Band Biographies: Grumpster


In November 2019, Oakland punk trio GRUMPSTER were fresh off the release of their debut full-length album, the Asian Man Records-released Underwhelmed, and set to embark on a victory lap tour in spring 2020 with Anti-Flag when … well, you know what happens next.

Back to the drawing board for the band – singer/bassist Donnie Walsh (he/him), drummer Noel Agtane (he/him) and guitarist Lalo Gonzalez Deetz (he/him) – who formed in 2016 after the three Guitar Center alums bonded over their love of the sweat-soaked 924 Gilman-forged punk sound that swept the underground in the ’80s and ’90s.

“We waited and waited to tour Underwhelmed, but things never stopped looking pretty bleak,” says Walsh. “We ended up doing a live stream with Anti-Flag during the pandemic where Chris #2 told us, ‘Write some new songs and let me produce them!’ We thought, ‘Oh, god, I guess we have to make a new record now.’”

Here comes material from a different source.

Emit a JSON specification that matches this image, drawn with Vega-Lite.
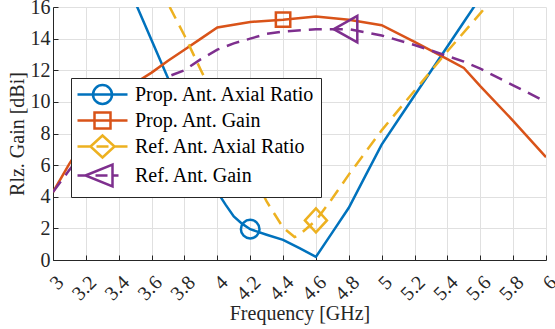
{
  "$schema": "https://vega.github.io/schema/vega-lite/v6.json",
  "width": 493,
  "height": 253,
  "autosize": {"type": "none"},
  "padding": {"left": 53, "top": 7, "right": 9, "bottom": 69},
  "background": "white",
  "config": {"view": {"stroke": null}, "font": "Liberation Serif"},
  "datasets": {
    "curves": [
      {"series": "Prop. Ant. Axial Ratio", "f": 3.4, "v": 18.6},
      {"series": "Prop. Ant. Axial Ratio", "f": 3.5, "v": 16.3},
      {"series": "Prop. Ant. Axial Ratio", "f": 3.6, "v": 13.9},
      {"series": "Prop. Ant. Axial Ratio", "f": 3.7, "v": 11.5},
      {"series": "Prop. Ant. Axial Ratio", "f": 3.8, "v": 9.1},
      {"series": "Prop. Ant. Axial Ratio", "f": 3.9, "v": 6.7},
      {"series": "Prop. Ant. Axial Ratio", "f": 4.0, "v": 4.3},
      {"series": "Prop. Ant. Axial Ratio", "f": 4.05, "v": 3.5},
      {"series": "Prop. Ant. Axial Ratio", "f": 4.1, "v": 2.75},
      {"series": "Prop. Ant. Axial Ratio", "f": 4.15, "v": 2.3},
      {"series": "Prop. Ant. Axial Ratio", "f": 4.2, "v": 1.95},
      {"series": "Prop. Ant. Axial Ratio", "f": 4.3, "v": 1.6},
      {"series": "Prop. Ant. Axial Ratio", "f": 4.4, "v": 1.27},
      {"series": "Prop. Ant. Axial Ratio", "f": 4.5, "v": 0.75},
      {"series": "Prop. Ant. Axial Ratio", "f": 4.6, "v": 0.2},
      {"series": "Prop. Ant. Axial Ratio", "f": 4.7, "v": 1.75},
      {"series": "Prop. Ant. Axial Ratio", "f": 4.8, "v": 3.3},
      {"series": "Prop. Ant. Axial Ratio", "f": 4.9, "v": 5.3},
      {"series": "Prop. Ant. Axial Ratio", "f": 5.0, "v": 7.3},
      {"series": "Prop. Ant. Axial Ratio", "f": 5.1, "v": 8.85},
      {"series": "Prop. Ant. Axial Ratio", "f": 5.2, "v": 10.4},
      {"series": "Prop. Ant. Axial Ratio", "f": 5.3, "v": 11.95},
      {"series": "Prop. Ant. Axial Ratio", "f": 5.4, "v": 13.5},
      {"series": "Prop. Ant. Axial Ratio", "f": 5.5, "v": 15.05},
      {"series": "Prop. Ant. Axial Ratio", "f": 5.6, "v": 16.6},
      {"series": "Prop. Ant. Gain", "f": 3.0, "v": 4.3},
      {"series": "Prop. Ant. Gain", "f": 3.1, "v": 6.1},
      {"series": "Prop. Ant. Gain", "f": 3.2, "v": 7.7},
      {"series": "Prop. Ant. Gain", "f": 3.3, "v": 9.1},
      {"series": "Prop. Ant. Gain", "f": 3.4, "v": 10.3},
      {"series": "Prop. Ant. Gain", "f": 3.5, "v": 11.2},
      {"series": "Prop. Ant. Gain", "f": 3.6, "v": 11.85},
      {"series": "Prop. Ant. Gain", "f": 3.7, "v": 12.6},
      {"series": "Prop. Ant. Gain", "f": 3.8, "v": 13.3},
      {"series": "Prop. Ant. Gain", "f": 3.9, "v": 14.0},
      {"series": "Prop. Ant. Gain", "f": 4.0, "v": 14.7},
      {"series": "Prop. Ant. Gain", "f": 4.2, "v": 15.05},
      {"series": "Prop. Ant. Gain", "f": 4.4, "v": 15.2},
      {"series": "Prop. Ant. Gain", "f": 4.6, "v": 15.4},
      {"series": "Prop. Ant. Gain", "f": 4.8, "v": 15.2},
      {"series": "Prop. Ant. Gain", "f": 5.0, "v": 14.85},
      {"series": "Prop. Ant. Gain", "f": 5.2, "v": 13.8},
      {"series": "Prop. Ant. Gain", "f": 5.4, "v": 12.7},
      {"series": "Prop. Ant. Gain", "f": 5.5, "v": 12.15},
      {"series": "Prop. Ant. Gain", "f": 5.6, "v": 11.0},
      {"series": "Prop. Ant. Gain", "f": 5.8, "v": 8.8},
      {"series": "Prop. Ant. Gain", "f": 6.0, "v": 6.5},
      {"series": "Ref. Ant. Axial Ratio", "f": 3.6, "v": 18.4},
      {"series": "Ref. Ant. Axial Ratio", "f": 3.7, "v": 16.2},
      {"series": "Ref. Ant. Axial Ratio", "f": 3.8, "v": 14.2},
      {"series": "Ref. Ant. Axial Ratio", "f": 3.9, "v": 12.0},
      {"series": "Ref. Ant. Axial Ratio", "f": 4.0, "v": 9.9},
      {"series": "Ref. Ant. Axial Ratio", "f": 4.1, "v": 7.8},
      {"series": "Ref. Ant. Axial Ratio", "f": 4.2, "v": 5.8},
      {"series": "Ref. Ant. Axial Ratio", "f": 4.3, "v": 3.7},
      {"series": "Ref. Ant. Axial Ratio", "f": 4.4, "v": 2.05},
      {"series": "Ref. Ant. Axial Ratio", "f": 4.47, "v": 1.45},
      {"series": "Ref. Ant. Axial Ratio", "f": 4.5, "v": 1.6},
      {"series": "Ref. Ant. Axial Ratio", "f": 4.6, "v": 2.5},
      {"series": "Ref. Ant. Axial Ratio", "f": 4.7, "v": 3.9},
      {"series": "Ref. Ant. Axial Ratio", "f": 4.8, "v": 5.4},
      {"series": "Ref. Ant. Axial Ratio", "f": 4.9, "v": 6.8},
      {"series": "Ref. Ant. Axial Ratio", "f": 5.0, "v": 8.2},
      {"series": "Ref. Ant. Axial Ratio", "f": 5.2, "v": 10.7},
      {"series": "Ref. Ant. Axial Ratio", "f": 5.4, "v": 13.2},
      {"series": "Ref. Ant. Axial Ratio", "f": 5.6, "v": 15.6},
      {"series": "Ref. Ant. Axial Ratio", "f": 5.7, "v": 16.8},
      {"series": "Ref. Ant. Gain", "f": 3.0, "v": 4.3},
      {"series": "Ref. Ant. Gain", "f": 3.1, "v": 5.7},
      {"series": "Ref. Ant. Gain", "f": 3.2, "v": 7.0},
      {"series": "Ref. Ant. Gain", "f": 3.3, "v": 8.2},
      {"series": "Ref. Ant. Gain", "f": 3.4, "v": 9.3},
      {"series": "Ref. Ant. Gain", "f": 3.5, "v": 10.2},
      {"series": "Ref. Ant. Gain", "f": 3.6, "v": 11.0},
      {"series": "Ref. Ant. Gain", "f": 3.7, "v": 11.6},
      {"series": "Ref. Ant. Gain", "f": 3.8, "v": 12.0},
      {"series": "Ref. Ant. Gain", "f": 3.9, "v": 12.7},
      {"series": "Ref. Ant. Gain", "f": 4.0, "v": 13.3},
      {"series": "Ref. Ant. Gain", "f": 4.1, "v": 13.7},
      {"series": "Ref. Ant. Gain", "f": 4.2, "v": 14.0},
      {"series": "Ref. Ant. Gain", "f": 4.3, "v": 14.3},
      {"series": "Ref. Ant. Gain", "f": 4.4, "v": 14.45},
      {"series": "Ref. Ant. Gain", "f": 4.6, "v": 14.6},
      {"series": "Ref. Ant. Gain", "f": 4.8, "v": 14.6},
      {"series": "Ref. Ant. Gain", "f": 5.0, "v": 14.2},
      {"series": "Ref. Ant. Gain", "f": 5.2, "v": 13.6},
      {"series": "Ref. Ant. Gain", "f": 5.4, "v": 12.9},
      {"series": "Ref. Ant. Gain", "f": 5.5, "v": 12.55},
      {"series": "Ref. Ant. Gain", "f": 5.6, "v": 12.1},
      {"series": "Ref. Ant. Gain", "f": 5.8, "v": 11.05},
      {"series": "Ref. Ant. Gain", "f": 6.0, "v": 10.0}
    ],
    "markers": [
      {"series": "Prop. Ant. Axial Ratio", "f": 4.2, "v": 1.95},
      {"series": "Prop. Ant. Gain", "f": 4.4, "v": 15.2},
      {"series": "Ref. Ant. Axial Ratio", "f": 4.6, "v": 2.5},
      {"series": "Ref. Ant. Gain", "f": 4.8, "v": 14.6}
    ]
  },
  "encoding": {
    "x": {
      "field": "f", "type": "quantitative",
      "scale": {"domain": [3, 6], "nice": false, "zero": false},
      "axis": {
        "values": [3, 3.2, 3.4, 3.6, 3.8, 4, 4.2, 4.4, 4.6, 4.8, 5, 5.2, 5.4, 5.6, 5.8, 6],
        "format": "~g",
        "labelAngle": -45, "labelAlign": "right", "labelBaseline": "middle",
        "labelFlush": false, "labelOverlap": false, "labelBound": false,
        "labelFont": "Liberation Serif", "labelFontSize": 20, "labelColor": "#262626",
        "labelPadding": 24, "labelOffset": 7,
        "tickSize": -5, "tickColor": "#262626", "tickWidth": 1,
        "domainColor": "#262626", "domainWidth": 1,
        "grid": true, "gridColor": "#e0e0e0", "gridWidth": 1,
        "title": "Frequency [GHz]", "titleFont": "Liberation Serif", "titleFontSize": 20,
        "titleFontWeight": "normal", "titleColor": "#262626",
        "titleX": 246.5, "titleY": 59, "titleBaseline": "alphabetic", "titleAlign": "center"
      }
    },
    "y": {
      "field": "v", "type": "quantitative",
      "scale": {"domain": [0, 16], "nice": false},
      "axis": {
        "values": [0, 2, 4, 6, 8, 10, 12, 14, 16],
        "format": "d", "labelOverlap": false,
        "labelFont": "Liberation Serif", "labelFontSize": 20, "labelColor": "#262626",
        "labelPadding": 8,
        "tickSize": -5, "tickColor": "#262626", "tickWidth": 1,
        "domainColor": "#262626", "domainWidth": 1,
        "grid": true, "gridColor": "#e0e0e0", "gridWidth": 1,
        "title": "Rlz. Gain [dBi]", "titleFont": "Liberation Serif", "titleFontSize": 20,
        "titleFontWeight": "normal", "titleColor": "#262626",
        "titleX": -30, "titleY": 126.5, "titleAngle": -90, "titleBaseline": "alphabetic", "titleAlign": "center"
      }
    }
  },
  "layer": [
    {
      "data": {"name": "curves"},
      "transform": [{"filter": "datum.series === 'Prop. Ant. Axial Ratio' || datum.series === 'Prop. Ant. Gain'"}],
      "mark": {"type": "line", "clip": true, "strokeWidth": 2.5, "strokeCap": "butt"},
      "encoding": {
        "color": {
          "field": "series", "type": "nominal",
          "scale": {
            "domain": ["Prop. Ant. Axial Ratio", "Prop. Ant. Gain", "Ref. Ant. Axial Ratio", "Ref. Ant. Gain"],
            "range": ["#0072BD", "#D95319", "#EDB120", "#7E2F8E"]
          },
          "legend": {
            "orient": "none", "legendX": 18, "legendY": 71, "title": null,
            "padding": 5, "rowPadding": -4,
            "strokeColor": "#262626", "fillColor": "white",
            "labelFont": "Liberation Serif", "labelFontSize": 20, "labelColor": "#000000",
            "labelLimit": 400, "labelOffset": 36,
            "symbolSize": 400, "symbolStrokeWidth": 2.5,
            "encode": {
              "symbols": {
                "update": {
                  "shape": {"signal": "datum.value === 'Prop. Ant. Axial Ratio' ? 'M-1,0L4,0M2.45,0C2.45,0.52 2.02,0.95 1.5,0.95C0.98,0.95 0.55,0.52 0.55,0C0.55,-0.52 0.98,-0.95 1.5,-0.95C2.02,-0.95 2.45,-0.52 2.45,0Z' : datum.value === 'Prop. Ant. Gain' ? 'M-1,0L4,0M0.7,-0.8L2.3,-0.8L2.3,0.8L0.7,0.8Z' : datum.value === 'Ref. Ant. Axial Ratio' ? 'M-1,0L0.3,0M0.9,0L2.1,0M2.7,0L4,0M0.3,0L1.5,-1.1L2.7,0L1.5,1.1Z' : 'M-1,0L-0.2,0M0.8,0L2,0M2.5,0L3.1,0M-0.2,0L2.5,-1.1L2.5,1.1Z'"},
                  "size": {"value": 400},
                  "strokeWidth": {"value": 2.5},
                  "fill": {"value": "transparent"},
                  "opacity": {"value": 1}
                }
              }
            }
          }
        }
      }
    },
    {
      "data": {"name": "curves"},
      "transform": [{"filter": "datum.series === 'Ref. Ant. Axial Ratio' || datum.series === 'Ref. Ant. Gain'"}],
      "mark": {"type": "line", "clip": true, "strokeWidth": 2.5, "strokeCap": "butt", "strokeDash": [13, 8]},
      "encoding": {
        "color": {"field": "series", "type": "nominal", "legend": null}
      }
    },
    {
      "data": {"name": "markers"},
      "transform": [{"filter": "datum.series === 'Prop. Ant. Axial Ratio'"}],
      "mark": {"type": "point", "filled": false, "strokeWidth": 2.5, "size": 400, "opacity": 1, "color": "#0072BD",
        "shape": "M0.93,0C0.93,0.51 0.51,0.93 0,0.93C-0.51,0.93 -0.93,0.51 -0.93,0C-0.93,-0.51 -0.51,-0.93 0,-0.93C0.51,-0.93 0.93,-0.51 0.93,0Z"}
    },
    {
      "data": {"name": "markers"},
      "transform": [{"filter": "datum.series === 'Prop. Ant. Gain'"}],
      "mark": {"type": "point", "filled": false, "strokeWidth": 2.5, "size": 400, "opacity": 1, "color": "#D95319",
        "shape": "M-0.72,-0.72L0.72,-0.72L0.72,0.72L-0.72,0.72Z"}
    },
    {
      "data": {"name": "markers"},
      "transform": [{"filter": "datum.series === 'Ref. Ant. Axial Ratio'"}],
      "mark": {"type": "point", "filled": false, "strokeWidth": 2.5, "size": 400, "opacity": 1, "color": "#EDB120",
        "shape": "M-1.1,0L0,-1.2L1.1,0L0,1.2Z"}
    },
    {
      "data": {"name": "markers"},
      "transform": [{"filter": "datum.series === 'Ref. Ant. Gain'"}],
      "mark": {"type": "point", "filled": false, "strokeWidth": 2.5, "size": 400, "opacity": 1, "color": "#7E2F8E",
        "shape": "M-1.5,0L0.85,-1.33L0.85,1.33Z"}
    }
  ]
}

“The Underwhelmed album cycle was basically over before it began,” Agtane adds. “We were so proud of that album, but being able to do another one so quickly felt like a built-in reset.”

This willingness to embrace the unknown with open arms – to blow up their plans and instead let fate take control – is what makes Grumpster’s Pure Noise Records debut, FEVER DREAM, so compelling, relatable, and ultimately inspiring.

Produced by Chris #2, just as he jokingly demanded, at District Recording in San Jose, FEVER DREAM filters the ghosts of the East Bay’s melodic punk history through Grumpster’s signature garage rock sound – which Alternative Press hailed as “a ’96 mixtape that has the Breeders, Huggy Bear and Imperial Teen on it.”

“Authenticity has always been really important to us,” Gonzalez Deetz says. “It’s that feeling you get in your chest when something feels real. We want to sound like a band in a garage, otherwise it’s not going to be believable.”

Ferocious power chords, buoyant choruses, and DIY energy filtered through modern sonics fill the album’s 10 songs, as the band explore the push and pull between dead-end relationships (“Looking Good,” the blistering, riff-heavy “Picture”) and more introspective moments (“Better Than Dead,” first single “Crash,” the acoustic-based “Vicious”) – and how the two intersect to create a cycle of anxiety and self-loathing, yes, but also ultimately resilience.